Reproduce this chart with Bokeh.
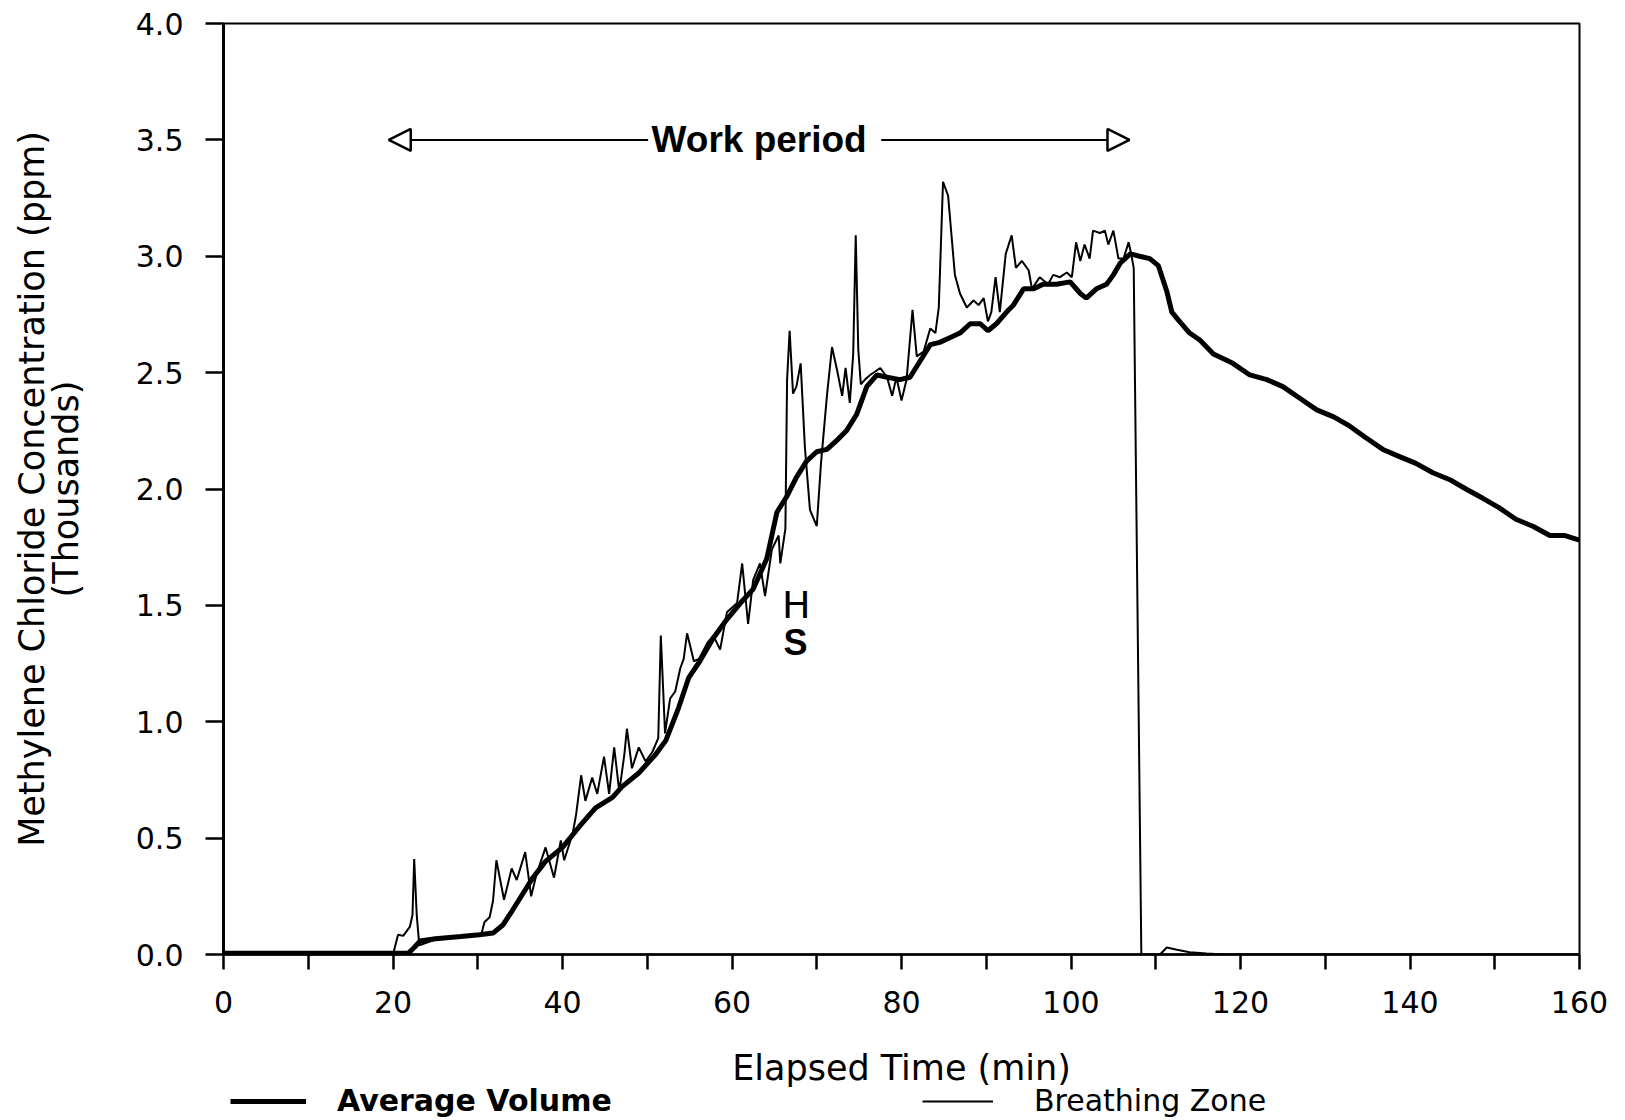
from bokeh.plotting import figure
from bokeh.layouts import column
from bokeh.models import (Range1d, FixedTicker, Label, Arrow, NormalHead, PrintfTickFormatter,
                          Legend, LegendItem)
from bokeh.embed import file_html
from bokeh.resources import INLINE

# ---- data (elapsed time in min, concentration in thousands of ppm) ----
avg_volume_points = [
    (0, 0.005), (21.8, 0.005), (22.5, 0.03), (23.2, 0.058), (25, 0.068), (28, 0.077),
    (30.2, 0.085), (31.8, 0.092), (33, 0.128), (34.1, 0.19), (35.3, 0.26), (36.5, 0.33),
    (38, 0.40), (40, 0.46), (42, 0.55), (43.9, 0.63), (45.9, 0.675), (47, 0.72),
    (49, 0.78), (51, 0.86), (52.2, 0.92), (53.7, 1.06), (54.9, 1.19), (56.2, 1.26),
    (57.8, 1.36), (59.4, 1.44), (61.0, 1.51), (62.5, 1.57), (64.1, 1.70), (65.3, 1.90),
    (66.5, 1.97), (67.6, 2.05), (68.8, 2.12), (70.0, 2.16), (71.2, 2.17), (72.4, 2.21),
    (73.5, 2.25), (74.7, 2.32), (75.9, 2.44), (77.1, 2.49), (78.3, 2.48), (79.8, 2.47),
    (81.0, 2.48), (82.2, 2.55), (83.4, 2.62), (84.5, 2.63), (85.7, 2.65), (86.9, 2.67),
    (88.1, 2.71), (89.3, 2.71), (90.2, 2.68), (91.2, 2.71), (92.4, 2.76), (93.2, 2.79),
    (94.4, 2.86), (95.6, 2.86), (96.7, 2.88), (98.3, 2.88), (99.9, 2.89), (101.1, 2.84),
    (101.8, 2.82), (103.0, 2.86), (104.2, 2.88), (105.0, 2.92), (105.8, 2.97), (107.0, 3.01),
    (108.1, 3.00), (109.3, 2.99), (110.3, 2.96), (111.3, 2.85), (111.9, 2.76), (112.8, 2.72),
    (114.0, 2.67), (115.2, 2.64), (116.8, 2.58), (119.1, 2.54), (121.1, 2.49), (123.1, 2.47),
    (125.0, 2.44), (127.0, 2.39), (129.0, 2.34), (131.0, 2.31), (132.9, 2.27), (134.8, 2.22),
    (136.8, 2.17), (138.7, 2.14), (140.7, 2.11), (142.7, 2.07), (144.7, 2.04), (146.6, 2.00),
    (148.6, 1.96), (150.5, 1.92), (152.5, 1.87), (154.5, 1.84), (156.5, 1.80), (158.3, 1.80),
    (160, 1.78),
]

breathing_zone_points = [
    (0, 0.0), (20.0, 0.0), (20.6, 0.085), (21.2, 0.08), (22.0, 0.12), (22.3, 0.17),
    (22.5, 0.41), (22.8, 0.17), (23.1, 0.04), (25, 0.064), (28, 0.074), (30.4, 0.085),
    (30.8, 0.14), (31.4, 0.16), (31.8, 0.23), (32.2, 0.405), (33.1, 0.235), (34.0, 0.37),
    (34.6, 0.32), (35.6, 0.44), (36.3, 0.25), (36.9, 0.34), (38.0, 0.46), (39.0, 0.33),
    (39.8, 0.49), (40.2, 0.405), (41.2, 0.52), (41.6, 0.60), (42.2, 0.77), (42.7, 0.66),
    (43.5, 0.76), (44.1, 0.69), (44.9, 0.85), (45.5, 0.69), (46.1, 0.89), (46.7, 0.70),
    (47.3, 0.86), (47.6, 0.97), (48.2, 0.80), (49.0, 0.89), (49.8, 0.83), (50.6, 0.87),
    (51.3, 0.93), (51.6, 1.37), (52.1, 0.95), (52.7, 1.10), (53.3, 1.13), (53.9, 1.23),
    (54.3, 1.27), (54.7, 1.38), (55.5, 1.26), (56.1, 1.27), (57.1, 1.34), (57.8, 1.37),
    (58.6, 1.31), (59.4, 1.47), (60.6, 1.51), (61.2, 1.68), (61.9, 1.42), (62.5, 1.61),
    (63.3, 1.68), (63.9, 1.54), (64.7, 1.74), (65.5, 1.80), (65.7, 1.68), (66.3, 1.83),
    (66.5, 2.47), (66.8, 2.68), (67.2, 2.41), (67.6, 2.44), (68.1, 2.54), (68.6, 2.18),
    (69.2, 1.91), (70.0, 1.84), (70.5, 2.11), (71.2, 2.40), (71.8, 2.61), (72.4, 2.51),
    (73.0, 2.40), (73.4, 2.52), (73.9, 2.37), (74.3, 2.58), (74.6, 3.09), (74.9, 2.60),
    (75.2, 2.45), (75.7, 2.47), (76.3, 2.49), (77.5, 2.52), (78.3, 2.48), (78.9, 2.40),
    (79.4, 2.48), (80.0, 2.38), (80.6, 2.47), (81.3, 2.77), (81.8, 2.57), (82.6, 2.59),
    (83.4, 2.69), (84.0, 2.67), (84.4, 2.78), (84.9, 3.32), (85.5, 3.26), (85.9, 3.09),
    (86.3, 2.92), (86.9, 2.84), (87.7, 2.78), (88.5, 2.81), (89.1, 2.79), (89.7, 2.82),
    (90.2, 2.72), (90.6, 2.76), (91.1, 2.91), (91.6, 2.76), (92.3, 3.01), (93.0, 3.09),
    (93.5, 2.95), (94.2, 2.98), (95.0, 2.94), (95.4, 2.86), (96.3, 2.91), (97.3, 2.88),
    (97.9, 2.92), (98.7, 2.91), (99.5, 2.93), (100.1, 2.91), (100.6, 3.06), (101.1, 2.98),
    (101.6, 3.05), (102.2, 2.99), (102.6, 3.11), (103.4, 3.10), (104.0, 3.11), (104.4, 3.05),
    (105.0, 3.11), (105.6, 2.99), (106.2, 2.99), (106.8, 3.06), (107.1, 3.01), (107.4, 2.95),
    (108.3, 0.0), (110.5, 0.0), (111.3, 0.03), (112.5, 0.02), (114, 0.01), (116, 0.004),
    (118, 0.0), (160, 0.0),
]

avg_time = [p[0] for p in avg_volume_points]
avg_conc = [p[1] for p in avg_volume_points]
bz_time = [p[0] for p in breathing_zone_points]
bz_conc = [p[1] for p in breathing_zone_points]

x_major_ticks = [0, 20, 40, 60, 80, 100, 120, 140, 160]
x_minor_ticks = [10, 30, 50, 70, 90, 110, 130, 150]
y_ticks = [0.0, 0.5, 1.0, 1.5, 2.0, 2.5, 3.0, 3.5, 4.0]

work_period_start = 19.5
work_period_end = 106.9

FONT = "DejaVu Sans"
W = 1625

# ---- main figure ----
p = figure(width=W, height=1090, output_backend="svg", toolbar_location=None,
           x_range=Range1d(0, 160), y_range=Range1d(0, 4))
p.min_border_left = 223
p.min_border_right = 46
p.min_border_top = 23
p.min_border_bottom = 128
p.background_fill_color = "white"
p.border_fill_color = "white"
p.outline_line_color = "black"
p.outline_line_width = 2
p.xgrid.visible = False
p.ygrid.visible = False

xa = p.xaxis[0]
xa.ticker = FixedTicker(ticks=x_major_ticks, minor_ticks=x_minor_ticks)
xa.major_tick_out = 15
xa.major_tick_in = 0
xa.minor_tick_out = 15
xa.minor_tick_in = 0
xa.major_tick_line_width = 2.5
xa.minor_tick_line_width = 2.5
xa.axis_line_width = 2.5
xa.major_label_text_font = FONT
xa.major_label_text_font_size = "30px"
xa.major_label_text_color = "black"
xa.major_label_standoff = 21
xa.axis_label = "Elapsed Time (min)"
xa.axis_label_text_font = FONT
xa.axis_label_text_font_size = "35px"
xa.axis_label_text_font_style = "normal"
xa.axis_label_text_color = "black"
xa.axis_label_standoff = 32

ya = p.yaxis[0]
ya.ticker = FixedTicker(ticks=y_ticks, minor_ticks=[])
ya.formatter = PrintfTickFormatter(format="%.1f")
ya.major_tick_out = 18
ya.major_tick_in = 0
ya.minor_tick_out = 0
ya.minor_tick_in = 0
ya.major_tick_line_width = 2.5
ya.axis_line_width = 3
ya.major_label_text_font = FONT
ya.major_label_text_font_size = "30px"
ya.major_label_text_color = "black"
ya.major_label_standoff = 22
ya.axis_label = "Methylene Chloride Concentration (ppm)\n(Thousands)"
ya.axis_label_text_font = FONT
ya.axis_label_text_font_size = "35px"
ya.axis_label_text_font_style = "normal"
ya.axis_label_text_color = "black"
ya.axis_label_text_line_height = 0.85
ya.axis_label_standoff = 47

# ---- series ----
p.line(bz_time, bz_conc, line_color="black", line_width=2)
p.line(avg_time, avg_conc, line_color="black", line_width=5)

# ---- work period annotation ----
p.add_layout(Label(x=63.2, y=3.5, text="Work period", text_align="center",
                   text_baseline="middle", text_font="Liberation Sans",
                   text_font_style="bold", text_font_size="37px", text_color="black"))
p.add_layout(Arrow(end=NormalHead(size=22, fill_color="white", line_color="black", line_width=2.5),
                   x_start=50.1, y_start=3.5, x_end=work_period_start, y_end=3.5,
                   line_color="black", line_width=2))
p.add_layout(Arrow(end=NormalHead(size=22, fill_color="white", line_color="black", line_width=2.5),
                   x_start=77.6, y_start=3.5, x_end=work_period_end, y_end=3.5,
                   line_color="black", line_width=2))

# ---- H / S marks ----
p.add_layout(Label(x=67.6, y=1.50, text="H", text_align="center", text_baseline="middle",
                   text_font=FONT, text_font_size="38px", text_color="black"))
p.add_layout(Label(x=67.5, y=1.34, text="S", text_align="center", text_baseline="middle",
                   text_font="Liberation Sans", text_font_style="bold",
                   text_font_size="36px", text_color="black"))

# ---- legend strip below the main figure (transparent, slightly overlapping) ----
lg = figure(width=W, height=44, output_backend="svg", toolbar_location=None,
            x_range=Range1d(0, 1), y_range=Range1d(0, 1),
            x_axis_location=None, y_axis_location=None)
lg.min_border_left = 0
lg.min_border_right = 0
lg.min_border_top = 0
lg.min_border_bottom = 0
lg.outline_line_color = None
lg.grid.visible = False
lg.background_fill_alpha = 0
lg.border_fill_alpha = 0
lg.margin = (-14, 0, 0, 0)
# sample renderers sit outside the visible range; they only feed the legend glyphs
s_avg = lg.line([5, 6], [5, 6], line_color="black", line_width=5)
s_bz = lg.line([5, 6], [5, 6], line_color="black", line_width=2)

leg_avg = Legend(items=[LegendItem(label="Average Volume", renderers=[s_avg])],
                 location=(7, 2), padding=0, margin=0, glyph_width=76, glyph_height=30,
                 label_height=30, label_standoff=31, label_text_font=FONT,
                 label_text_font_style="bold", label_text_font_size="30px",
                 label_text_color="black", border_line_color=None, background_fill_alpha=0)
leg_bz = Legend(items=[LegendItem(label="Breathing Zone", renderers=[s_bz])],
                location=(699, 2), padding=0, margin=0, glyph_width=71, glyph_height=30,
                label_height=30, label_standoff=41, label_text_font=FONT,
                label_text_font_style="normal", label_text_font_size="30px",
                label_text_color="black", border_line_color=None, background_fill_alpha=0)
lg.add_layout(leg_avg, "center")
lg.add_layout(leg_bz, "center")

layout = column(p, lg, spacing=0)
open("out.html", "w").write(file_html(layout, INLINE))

────────────────

Task objective
Please restate the material above line by line, exactly, beginning at its first line and ending with the line that contains "from bokeh.resources import INLINE", without any pictures.

Answer for this exercise
Reproduce this chart with Bokeh.
from bokeh.plotting import figure
from bokeh.layouts import column
from bokeh.models import (Range1d, FixedTicker, Label, Arrow, NormalHead, PrintfTickFormatter,
                          Legend, LegendItem)
from bokeh.embed import file_html
from bokeh.resources import INLINE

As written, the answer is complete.